--- START Record excerpts ---

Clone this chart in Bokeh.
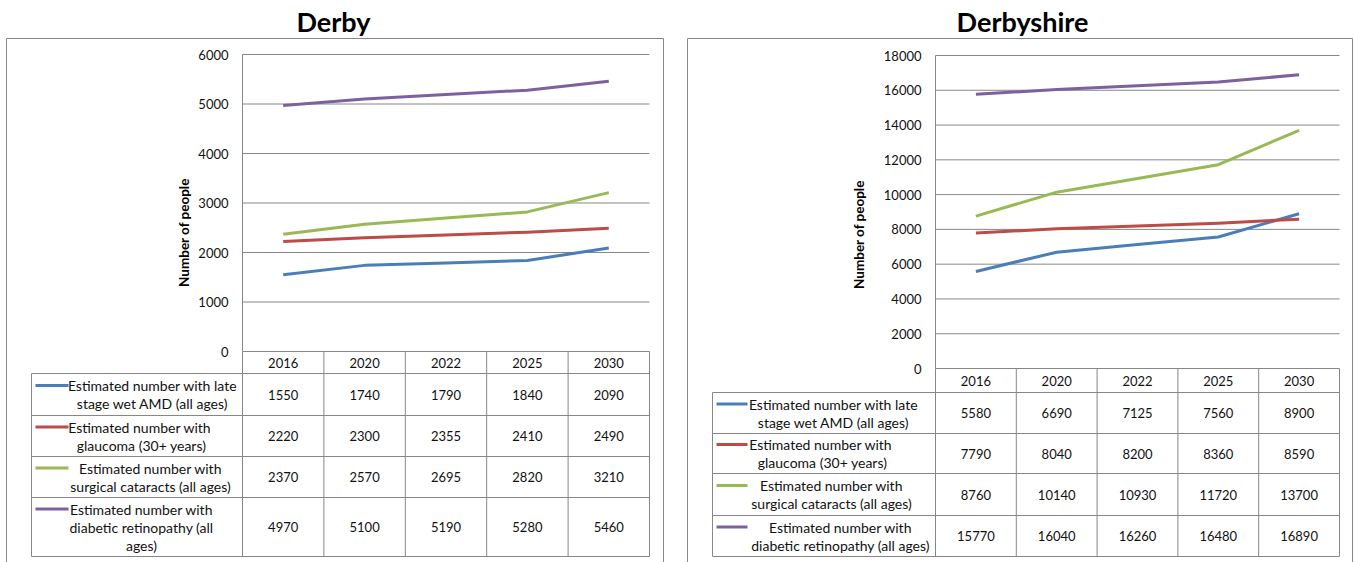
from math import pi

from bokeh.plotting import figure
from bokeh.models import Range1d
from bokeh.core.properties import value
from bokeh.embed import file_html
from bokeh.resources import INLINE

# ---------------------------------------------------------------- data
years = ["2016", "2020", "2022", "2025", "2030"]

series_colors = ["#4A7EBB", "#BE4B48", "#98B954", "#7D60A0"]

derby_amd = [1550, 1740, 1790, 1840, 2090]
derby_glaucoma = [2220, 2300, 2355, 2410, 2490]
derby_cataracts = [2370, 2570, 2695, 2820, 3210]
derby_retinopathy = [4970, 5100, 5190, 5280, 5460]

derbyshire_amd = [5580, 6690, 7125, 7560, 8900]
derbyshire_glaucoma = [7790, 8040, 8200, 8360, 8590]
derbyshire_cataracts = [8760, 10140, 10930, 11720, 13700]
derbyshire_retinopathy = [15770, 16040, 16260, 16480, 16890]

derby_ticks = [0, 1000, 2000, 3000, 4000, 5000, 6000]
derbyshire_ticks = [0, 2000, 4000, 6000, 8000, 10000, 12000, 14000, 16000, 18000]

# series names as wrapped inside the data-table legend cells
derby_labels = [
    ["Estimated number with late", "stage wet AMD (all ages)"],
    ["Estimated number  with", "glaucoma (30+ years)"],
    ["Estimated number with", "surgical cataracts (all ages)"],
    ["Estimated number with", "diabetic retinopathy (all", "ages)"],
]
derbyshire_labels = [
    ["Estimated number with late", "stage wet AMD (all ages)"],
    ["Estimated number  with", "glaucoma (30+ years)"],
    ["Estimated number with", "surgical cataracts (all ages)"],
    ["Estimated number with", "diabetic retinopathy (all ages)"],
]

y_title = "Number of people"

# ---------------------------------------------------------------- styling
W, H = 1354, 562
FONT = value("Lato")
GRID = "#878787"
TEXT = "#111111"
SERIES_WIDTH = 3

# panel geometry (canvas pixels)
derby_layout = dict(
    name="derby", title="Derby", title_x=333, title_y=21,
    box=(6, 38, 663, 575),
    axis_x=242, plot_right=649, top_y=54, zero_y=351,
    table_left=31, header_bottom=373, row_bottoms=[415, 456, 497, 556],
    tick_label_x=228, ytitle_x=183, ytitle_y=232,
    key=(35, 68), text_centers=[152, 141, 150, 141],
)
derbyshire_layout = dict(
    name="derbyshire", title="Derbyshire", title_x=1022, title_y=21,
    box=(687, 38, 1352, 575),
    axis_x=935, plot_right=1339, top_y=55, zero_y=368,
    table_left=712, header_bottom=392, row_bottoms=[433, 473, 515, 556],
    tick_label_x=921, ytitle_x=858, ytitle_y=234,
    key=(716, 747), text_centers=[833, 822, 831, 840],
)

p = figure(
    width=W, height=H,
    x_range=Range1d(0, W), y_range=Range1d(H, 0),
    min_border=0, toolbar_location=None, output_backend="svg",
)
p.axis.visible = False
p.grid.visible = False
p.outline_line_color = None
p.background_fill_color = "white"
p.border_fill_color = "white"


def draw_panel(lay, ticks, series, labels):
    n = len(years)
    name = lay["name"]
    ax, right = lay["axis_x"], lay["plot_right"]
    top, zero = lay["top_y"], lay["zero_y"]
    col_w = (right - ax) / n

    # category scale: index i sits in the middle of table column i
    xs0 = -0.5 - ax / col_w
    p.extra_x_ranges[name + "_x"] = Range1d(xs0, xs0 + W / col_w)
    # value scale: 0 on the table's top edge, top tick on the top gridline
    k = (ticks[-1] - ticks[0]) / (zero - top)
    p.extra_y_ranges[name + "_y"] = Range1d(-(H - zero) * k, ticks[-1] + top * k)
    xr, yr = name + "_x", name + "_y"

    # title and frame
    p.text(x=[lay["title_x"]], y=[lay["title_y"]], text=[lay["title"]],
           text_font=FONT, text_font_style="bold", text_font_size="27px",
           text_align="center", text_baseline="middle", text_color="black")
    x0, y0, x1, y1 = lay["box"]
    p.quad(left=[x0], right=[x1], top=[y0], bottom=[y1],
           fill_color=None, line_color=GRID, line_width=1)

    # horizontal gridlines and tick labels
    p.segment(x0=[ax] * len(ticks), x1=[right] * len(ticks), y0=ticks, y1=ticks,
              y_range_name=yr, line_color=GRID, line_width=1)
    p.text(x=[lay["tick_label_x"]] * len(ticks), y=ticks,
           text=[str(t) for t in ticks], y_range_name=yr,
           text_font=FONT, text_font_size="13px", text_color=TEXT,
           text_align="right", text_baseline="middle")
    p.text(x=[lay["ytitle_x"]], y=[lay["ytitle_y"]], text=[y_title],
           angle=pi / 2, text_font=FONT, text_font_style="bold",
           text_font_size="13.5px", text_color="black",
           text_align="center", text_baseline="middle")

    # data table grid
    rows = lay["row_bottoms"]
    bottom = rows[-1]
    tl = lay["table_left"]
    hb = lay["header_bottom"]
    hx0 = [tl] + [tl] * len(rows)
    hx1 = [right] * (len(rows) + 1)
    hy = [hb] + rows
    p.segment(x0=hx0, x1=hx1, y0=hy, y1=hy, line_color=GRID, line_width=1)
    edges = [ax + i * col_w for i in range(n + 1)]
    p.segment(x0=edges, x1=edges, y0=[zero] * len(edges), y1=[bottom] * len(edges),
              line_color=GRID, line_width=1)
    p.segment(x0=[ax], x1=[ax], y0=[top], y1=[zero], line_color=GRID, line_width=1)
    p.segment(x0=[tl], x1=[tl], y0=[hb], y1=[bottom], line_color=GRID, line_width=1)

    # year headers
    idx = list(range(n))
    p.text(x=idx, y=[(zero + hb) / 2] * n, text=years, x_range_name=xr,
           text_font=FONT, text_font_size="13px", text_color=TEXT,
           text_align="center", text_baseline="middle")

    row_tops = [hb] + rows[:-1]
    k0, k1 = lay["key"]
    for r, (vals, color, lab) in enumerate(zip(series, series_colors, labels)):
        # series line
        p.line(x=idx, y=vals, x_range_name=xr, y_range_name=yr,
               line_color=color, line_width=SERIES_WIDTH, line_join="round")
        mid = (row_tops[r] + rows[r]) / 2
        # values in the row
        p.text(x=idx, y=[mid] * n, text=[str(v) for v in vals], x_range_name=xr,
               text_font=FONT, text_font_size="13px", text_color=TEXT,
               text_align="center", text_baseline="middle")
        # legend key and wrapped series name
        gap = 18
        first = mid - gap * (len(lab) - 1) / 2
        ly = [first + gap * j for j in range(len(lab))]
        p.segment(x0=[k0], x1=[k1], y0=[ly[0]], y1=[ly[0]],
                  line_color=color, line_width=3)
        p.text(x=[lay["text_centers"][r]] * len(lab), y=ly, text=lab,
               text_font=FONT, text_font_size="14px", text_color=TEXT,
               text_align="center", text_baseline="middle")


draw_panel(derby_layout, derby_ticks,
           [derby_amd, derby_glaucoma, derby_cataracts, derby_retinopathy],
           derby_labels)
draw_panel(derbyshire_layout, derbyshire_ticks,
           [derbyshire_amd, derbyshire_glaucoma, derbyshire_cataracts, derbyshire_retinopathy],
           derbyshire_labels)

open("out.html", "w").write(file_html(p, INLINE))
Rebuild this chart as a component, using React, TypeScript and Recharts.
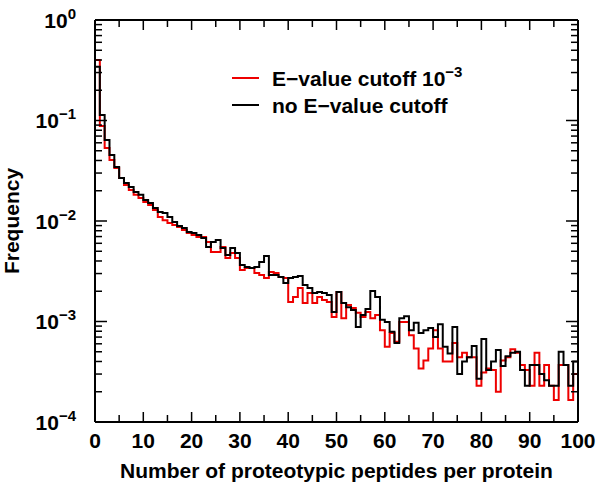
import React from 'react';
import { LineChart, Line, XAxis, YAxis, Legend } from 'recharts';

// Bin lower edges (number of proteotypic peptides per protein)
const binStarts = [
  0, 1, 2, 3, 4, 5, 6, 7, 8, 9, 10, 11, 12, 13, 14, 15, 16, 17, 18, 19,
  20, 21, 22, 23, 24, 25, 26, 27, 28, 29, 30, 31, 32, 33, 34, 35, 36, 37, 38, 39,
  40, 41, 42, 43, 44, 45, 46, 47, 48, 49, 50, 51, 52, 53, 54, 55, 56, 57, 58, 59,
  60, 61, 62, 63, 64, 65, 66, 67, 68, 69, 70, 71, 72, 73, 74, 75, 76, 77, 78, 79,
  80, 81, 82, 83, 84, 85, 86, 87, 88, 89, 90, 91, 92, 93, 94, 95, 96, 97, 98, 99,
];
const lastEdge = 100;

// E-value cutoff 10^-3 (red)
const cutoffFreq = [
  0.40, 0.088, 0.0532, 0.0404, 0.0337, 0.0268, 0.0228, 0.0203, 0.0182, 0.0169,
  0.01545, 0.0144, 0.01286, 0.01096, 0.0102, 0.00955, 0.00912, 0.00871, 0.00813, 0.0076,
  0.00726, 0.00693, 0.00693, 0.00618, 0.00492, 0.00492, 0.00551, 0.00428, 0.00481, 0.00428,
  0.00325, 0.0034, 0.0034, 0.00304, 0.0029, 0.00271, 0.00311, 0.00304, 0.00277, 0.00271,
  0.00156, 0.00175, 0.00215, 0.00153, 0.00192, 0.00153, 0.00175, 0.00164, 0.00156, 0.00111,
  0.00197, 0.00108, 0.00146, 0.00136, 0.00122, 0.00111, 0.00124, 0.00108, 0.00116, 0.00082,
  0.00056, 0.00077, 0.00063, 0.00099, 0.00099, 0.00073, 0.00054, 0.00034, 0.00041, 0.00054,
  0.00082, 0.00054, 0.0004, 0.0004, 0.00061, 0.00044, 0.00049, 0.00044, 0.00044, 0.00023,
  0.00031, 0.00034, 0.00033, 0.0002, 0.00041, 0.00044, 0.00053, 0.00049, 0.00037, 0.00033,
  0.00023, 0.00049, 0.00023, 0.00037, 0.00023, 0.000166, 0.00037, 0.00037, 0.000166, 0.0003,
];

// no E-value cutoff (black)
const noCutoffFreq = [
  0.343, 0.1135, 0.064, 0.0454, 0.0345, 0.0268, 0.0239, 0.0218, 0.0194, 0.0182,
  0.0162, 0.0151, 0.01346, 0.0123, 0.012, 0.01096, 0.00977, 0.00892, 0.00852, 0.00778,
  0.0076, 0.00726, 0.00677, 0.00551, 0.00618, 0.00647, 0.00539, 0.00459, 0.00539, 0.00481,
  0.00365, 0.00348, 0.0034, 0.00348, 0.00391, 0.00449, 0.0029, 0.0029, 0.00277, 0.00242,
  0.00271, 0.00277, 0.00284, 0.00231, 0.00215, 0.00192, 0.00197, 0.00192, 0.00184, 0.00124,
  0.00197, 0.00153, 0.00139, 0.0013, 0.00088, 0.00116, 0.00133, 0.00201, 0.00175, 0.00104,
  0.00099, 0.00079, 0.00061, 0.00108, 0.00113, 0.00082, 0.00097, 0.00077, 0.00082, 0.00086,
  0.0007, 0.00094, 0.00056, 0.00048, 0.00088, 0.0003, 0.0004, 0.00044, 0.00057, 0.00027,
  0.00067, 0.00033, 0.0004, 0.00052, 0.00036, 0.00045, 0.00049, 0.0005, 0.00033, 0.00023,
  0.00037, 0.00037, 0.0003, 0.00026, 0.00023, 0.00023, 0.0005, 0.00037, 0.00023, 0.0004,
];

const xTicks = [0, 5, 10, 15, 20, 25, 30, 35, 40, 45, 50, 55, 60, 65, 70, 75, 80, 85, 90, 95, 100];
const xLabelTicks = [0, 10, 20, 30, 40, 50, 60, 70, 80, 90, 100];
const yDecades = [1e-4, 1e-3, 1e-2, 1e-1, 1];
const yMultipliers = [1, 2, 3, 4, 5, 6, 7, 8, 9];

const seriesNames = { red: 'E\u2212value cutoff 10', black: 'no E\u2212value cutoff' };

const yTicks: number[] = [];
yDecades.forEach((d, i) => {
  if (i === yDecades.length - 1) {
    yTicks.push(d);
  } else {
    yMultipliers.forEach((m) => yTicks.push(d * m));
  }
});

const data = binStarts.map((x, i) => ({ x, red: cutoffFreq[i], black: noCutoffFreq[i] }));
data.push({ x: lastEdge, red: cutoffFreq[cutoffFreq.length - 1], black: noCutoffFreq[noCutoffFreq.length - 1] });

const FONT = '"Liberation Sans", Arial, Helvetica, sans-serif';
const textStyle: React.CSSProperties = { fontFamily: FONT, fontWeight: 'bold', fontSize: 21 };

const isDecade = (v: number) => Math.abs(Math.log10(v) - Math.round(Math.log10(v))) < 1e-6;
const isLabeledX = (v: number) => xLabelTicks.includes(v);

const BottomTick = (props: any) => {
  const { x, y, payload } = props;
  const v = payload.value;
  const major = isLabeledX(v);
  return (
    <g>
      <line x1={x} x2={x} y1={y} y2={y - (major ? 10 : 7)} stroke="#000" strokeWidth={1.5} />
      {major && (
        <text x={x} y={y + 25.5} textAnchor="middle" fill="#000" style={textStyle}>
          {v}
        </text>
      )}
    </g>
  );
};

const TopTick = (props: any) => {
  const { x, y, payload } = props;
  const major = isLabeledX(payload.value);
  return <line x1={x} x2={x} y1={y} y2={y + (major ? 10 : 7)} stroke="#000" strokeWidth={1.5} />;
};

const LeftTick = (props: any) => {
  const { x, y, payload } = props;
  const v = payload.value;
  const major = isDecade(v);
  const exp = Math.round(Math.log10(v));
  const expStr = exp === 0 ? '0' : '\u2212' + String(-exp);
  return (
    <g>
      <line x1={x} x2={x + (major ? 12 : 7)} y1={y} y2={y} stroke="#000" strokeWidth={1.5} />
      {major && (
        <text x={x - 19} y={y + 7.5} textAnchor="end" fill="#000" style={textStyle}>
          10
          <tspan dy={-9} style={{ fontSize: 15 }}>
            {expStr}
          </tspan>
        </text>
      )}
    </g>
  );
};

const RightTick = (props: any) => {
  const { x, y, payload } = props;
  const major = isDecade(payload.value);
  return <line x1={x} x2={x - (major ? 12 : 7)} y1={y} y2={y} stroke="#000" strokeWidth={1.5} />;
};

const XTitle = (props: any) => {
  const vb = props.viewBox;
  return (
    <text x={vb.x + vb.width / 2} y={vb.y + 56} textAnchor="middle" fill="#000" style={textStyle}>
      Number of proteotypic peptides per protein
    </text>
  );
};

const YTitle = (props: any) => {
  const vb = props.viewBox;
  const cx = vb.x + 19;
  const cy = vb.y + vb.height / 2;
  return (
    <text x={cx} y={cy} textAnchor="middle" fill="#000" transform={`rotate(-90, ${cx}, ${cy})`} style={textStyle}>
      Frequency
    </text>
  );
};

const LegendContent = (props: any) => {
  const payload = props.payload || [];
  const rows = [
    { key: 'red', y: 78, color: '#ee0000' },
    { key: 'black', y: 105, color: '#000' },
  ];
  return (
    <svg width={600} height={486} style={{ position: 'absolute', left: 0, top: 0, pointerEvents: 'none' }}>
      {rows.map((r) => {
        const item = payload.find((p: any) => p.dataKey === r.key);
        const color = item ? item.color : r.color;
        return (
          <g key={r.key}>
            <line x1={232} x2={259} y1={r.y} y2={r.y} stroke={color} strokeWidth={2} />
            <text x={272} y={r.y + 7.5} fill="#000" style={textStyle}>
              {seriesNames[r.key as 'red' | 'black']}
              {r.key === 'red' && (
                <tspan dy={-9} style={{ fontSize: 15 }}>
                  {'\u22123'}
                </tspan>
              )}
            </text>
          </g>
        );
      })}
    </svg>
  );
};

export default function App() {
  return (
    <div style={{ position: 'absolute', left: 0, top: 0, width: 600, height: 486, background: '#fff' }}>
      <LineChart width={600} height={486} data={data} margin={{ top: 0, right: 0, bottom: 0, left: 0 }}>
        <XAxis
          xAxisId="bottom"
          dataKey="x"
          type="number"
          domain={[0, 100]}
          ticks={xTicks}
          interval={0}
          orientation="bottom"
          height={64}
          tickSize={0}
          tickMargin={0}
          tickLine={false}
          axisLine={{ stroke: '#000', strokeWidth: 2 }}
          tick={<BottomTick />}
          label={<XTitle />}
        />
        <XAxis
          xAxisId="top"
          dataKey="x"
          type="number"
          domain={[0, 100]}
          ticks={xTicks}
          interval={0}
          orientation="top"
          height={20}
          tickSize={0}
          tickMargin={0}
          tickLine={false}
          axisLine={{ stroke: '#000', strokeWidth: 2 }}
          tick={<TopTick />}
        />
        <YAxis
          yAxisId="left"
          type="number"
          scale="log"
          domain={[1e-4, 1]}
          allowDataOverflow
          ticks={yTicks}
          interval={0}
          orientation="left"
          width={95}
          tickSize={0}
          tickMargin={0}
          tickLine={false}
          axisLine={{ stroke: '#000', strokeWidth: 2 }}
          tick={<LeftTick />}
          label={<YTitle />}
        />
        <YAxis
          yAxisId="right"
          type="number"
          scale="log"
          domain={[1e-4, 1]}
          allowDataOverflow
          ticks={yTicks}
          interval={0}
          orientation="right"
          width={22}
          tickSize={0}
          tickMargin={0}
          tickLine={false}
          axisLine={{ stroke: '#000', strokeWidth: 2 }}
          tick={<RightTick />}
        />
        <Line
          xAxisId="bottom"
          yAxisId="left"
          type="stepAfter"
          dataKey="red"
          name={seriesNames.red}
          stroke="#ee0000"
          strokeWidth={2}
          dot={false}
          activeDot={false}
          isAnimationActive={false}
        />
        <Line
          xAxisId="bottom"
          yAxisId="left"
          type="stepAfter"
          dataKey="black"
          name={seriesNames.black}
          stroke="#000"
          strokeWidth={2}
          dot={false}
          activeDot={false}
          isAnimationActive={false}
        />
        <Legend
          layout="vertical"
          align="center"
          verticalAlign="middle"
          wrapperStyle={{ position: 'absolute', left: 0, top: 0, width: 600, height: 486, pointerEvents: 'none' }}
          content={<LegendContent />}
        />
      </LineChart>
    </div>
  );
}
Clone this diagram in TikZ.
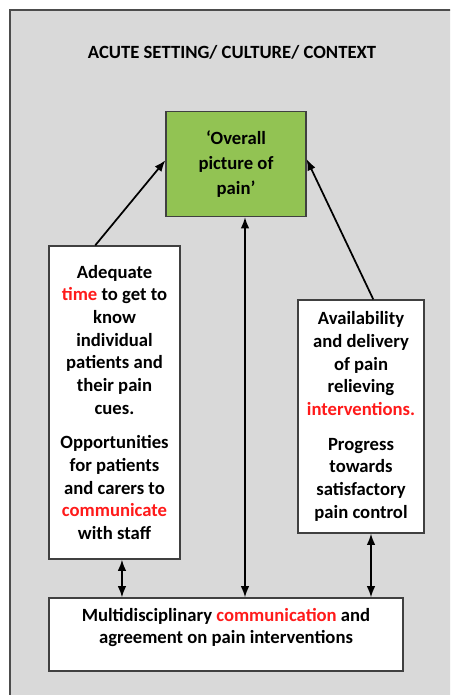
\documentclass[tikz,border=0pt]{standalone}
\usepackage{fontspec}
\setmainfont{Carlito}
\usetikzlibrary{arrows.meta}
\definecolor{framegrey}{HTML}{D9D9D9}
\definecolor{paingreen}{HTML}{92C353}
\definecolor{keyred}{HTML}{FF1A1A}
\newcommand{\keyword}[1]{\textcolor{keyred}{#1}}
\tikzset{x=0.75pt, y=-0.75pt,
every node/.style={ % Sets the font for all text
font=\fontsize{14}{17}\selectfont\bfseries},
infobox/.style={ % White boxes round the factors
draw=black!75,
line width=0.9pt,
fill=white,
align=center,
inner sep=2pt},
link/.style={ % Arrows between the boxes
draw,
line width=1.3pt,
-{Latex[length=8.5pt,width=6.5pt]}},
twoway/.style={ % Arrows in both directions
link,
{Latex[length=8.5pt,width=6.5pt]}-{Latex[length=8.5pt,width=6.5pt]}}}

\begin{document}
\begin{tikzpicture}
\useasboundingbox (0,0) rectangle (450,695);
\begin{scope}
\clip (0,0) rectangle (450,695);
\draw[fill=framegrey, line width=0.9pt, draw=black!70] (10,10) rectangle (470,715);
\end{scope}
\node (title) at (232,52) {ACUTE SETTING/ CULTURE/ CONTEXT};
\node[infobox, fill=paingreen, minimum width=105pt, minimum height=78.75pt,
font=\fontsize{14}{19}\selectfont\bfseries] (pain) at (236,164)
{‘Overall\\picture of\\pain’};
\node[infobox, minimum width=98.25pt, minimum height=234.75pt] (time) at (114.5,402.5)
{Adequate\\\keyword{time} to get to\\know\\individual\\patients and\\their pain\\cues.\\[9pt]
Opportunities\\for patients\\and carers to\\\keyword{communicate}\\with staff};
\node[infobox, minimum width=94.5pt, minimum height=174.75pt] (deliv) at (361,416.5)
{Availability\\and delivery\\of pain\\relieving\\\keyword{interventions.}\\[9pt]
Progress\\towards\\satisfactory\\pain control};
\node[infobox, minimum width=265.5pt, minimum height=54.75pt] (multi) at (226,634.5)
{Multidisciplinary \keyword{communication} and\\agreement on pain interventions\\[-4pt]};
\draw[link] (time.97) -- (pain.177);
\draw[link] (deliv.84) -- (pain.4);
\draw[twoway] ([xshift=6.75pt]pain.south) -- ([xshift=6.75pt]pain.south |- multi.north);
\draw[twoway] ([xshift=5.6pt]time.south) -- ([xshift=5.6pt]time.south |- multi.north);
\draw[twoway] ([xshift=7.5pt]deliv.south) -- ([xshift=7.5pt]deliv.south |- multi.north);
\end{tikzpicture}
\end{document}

--- END Record excerpts ---

The problem:
Go from the first line of the listing to the line holding "derby_retinopathy = [4970, 5100, 5190, 5280, 5460]" and, please, transcribe those lines exactly, both included, with no pictures.

Problem solution:
Clone this chart in Bokeh.
from math import pi

from bokeh.plotting import figure
from bokeh.models import Range1d
from bokeh.core.properties import value
from bokeh.embed import file_html
from bokeh.resources import INLINE

# ---------------------------------------------------------------- data
years = ["2016", "2020", "2022", "2025", "2030"]

series_colors = ["#4A7EBB", "#BE4B48", "#98B954", "#7D60A0"]

derby_amd = [1550, 1740, 1790, 1840, 2090]
derby_glaucoma = [2220, 2300, 2355, 2410, 2490]
derby_cataracts = [2370, 2570, 2695, 2820, 3210]
derby_retinopathy = [4970, 5100, 5190, 5280, 5460]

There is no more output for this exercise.